> _Data block_:
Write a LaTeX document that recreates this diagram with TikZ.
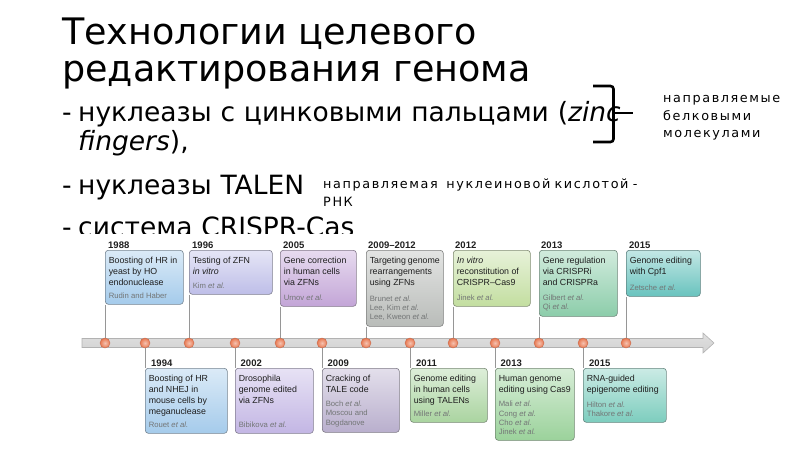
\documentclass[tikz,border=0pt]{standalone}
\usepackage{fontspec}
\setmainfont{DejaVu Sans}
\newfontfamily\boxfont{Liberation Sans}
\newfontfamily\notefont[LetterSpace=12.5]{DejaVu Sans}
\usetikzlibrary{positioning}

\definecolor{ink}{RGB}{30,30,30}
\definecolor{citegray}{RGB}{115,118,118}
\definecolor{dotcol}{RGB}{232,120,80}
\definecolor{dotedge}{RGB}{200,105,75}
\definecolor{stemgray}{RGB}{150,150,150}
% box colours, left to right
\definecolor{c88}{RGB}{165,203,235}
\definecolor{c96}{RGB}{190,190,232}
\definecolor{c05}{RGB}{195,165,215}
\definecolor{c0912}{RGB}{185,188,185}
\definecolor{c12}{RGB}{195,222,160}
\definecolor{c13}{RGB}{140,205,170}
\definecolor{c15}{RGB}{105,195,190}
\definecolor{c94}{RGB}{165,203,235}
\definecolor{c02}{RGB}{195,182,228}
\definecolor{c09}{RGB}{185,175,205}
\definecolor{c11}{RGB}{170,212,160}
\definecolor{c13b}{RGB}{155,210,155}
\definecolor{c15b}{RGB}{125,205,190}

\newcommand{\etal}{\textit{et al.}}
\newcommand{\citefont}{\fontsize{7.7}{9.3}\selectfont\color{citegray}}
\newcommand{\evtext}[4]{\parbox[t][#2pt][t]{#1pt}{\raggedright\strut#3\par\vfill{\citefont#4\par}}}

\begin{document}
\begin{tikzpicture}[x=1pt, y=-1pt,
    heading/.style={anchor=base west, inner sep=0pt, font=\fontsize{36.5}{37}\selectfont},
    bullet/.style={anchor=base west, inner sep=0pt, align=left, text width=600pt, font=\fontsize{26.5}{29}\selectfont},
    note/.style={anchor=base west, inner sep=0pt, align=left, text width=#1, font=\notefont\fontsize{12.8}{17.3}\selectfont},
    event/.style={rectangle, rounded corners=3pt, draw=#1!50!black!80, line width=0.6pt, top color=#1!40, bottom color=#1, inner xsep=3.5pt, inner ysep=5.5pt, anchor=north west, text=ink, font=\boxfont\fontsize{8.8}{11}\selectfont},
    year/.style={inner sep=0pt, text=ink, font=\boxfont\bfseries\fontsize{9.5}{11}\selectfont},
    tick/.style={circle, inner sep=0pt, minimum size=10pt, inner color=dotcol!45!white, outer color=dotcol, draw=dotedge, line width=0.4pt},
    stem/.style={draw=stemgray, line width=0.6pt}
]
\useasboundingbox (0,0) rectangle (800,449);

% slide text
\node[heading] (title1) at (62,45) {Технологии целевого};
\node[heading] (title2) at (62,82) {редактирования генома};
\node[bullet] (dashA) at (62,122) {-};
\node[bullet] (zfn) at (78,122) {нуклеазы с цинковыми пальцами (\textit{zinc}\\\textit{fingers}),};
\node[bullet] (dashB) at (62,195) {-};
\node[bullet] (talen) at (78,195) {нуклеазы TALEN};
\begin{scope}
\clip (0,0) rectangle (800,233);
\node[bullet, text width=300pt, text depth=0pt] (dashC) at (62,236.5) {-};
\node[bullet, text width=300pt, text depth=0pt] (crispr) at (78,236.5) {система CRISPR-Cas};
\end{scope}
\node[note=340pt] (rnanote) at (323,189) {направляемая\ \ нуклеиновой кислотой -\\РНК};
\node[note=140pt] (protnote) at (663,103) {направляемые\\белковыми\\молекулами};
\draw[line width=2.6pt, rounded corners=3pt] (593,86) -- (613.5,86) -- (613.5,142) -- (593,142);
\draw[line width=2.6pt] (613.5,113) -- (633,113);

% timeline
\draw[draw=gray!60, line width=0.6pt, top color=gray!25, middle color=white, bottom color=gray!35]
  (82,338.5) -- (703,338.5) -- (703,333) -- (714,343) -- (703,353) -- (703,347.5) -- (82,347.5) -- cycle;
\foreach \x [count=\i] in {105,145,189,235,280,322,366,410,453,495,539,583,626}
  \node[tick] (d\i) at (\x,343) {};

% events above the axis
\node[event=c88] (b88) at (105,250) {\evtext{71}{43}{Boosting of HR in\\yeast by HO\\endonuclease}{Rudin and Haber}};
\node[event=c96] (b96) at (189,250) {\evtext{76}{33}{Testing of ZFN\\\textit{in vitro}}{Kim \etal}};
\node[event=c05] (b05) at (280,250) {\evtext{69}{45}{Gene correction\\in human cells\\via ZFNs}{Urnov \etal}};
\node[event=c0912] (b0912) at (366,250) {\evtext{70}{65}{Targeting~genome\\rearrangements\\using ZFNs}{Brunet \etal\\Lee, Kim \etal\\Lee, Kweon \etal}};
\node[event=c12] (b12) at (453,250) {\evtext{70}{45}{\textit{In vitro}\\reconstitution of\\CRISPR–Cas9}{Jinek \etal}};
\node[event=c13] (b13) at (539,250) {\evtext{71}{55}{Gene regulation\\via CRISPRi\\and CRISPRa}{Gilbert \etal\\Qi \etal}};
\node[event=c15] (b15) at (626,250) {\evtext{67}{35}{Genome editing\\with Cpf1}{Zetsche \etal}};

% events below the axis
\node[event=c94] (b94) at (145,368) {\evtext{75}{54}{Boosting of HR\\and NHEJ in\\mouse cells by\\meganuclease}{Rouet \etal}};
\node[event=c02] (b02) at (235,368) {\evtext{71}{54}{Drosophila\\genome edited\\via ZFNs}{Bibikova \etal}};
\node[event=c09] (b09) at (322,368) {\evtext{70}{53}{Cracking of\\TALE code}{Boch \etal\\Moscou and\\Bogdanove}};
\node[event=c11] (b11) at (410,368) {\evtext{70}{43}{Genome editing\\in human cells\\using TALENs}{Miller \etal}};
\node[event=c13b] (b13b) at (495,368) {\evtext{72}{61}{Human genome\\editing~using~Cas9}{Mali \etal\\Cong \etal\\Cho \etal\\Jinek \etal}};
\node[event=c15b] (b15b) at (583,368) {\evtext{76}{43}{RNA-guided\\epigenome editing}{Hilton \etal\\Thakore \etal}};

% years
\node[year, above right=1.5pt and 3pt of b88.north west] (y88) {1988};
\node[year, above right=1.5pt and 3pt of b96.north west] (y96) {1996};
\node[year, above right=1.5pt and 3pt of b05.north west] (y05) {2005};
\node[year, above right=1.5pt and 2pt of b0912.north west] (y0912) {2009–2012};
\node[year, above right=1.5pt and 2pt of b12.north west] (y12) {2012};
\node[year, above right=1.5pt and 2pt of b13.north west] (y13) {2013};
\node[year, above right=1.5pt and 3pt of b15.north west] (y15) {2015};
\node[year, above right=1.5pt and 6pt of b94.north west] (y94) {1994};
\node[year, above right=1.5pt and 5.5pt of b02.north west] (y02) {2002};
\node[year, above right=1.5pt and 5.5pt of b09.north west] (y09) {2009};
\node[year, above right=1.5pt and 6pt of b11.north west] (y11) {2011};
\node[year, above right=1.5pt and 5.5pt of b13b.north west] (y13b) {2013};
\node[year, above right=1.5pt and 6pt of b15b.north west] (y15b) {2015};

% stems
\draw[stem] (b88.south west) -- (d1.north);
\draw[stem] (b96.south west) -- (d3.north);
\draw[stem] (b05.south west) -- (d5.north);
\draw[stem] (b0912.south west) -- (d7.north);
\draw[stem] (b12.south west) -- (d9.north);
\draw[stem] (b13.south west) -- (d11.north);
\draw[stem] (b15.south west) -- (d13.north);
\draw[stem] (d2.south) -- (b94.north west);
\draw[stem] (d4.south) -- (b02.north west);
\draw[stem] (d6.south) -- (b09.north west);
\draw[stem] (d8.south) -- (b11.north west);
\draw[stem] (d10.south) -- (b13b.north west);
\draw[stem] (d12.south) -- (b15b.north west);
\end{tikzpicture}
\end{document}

> _Brief_: Give again, word for word, every line from the top of the data through the line with "(0,0) rectangle (800,449);", both ends included, and exclude the pictures.

> _Final result_:
Write a LaTeX document that recreates this diagram with TikZ.
\documentclass[tikz,border=0pt]{standalone}
\usepackage{fontspec}
\setmainfont{DejaVu Sans}
\newfontfamily\boxfont{Liberation Sans}
\newfontfamily\notefont[LetterSpace=12.5]{DejaVu Sans}
\usetikzlibrary{positioning}

\definecolor{ink}{RGB}{30,30,30}
\definecolor{citegray}{RGB}{115,118,118}
\definecolor{dotcol}{RGB}{232,120,80}
\definecolor{dotedge}{RGB}{200,105,75}
\definecolor{stemgray}{RGB}{150,150,150}
% box colours, left to right
\definecolor{c88}{RGB}{165,203,235}
\definecolor{c96}{RGB}{190,190,232}
\definecolor{c05}{RGB}{195,165,215}
\definecolor{c0912}{RGB}{185,188,185}
\definecolor{c12}{RGB}{195,222,160}
\definecolor{c13}{RGB}{140,205,170}
\definecolor{c15}{RGB}{105,195,190}
\definecolor{c94}{RGB}{165,203,235}
\definecolor{c02}{RGB}{195,182,228}
\definecolor{c09}{RGB}{185,175,205}
\definecolor{c11}{RGB}{170,212,160}
\definecolor{c13b}{RGB}{155,210,155}
\definecolor{c15b}{RGB}{125,205,190}

\newcommand{\etal}{\textit{et al.}}
\newcommand{\citefont}{\fontsize{7.7}{9.3}\selectfont\color{citegray}}
\newcommand{\evtext}[4]{\parbox[t][#2pt][t]{#1pt}{\raggedright\strut#3\par\vfill{\citefont#4\par}}}

\begin{document}
\begin{tikzpicture}[x=1pt, y=-1pt,
    heading/.style={anchor=base west, inner sep=0pt, font=\fontsize{36.5}{37}\selectfont},
    bullet/.style={anchor=base west, inner sep=0pt, align=left, text width=600pt, font=\fontsize{26.5}{29}\selectfont},
    note/.style={anchor=base west, inner sep=0pt, align=left, text width=#1, font=\notefont\fontsize{12.8}{17.3}\selectfont},
    event/.style={rectangle, rounded corners=3pt, draw=#1!50!black!80, line width=0.6pt, top color=#1!40, bottom color=#1, inner xsep=3.5pt, inner ysep=5.5pt, anchor=north west, text=ink, font=\boxfont\fontsize{8.8}{11}\selectfont},
    year/.style={inner sep=0pt, text=ink, font=\boxfont\bfseries\fontsize{9.5}{11}\selectfont},
    tick/.style={circle, inner sep=0pt, minimum size=10pt, inner color=dotcol!45!white, outer color=dotcol, draw=dotedge, line width=0.4pt},
    stem/.style={draw=stemgray, line width=0.6pt}
]
\useasboundingbox (0,0) rectangle (800,449);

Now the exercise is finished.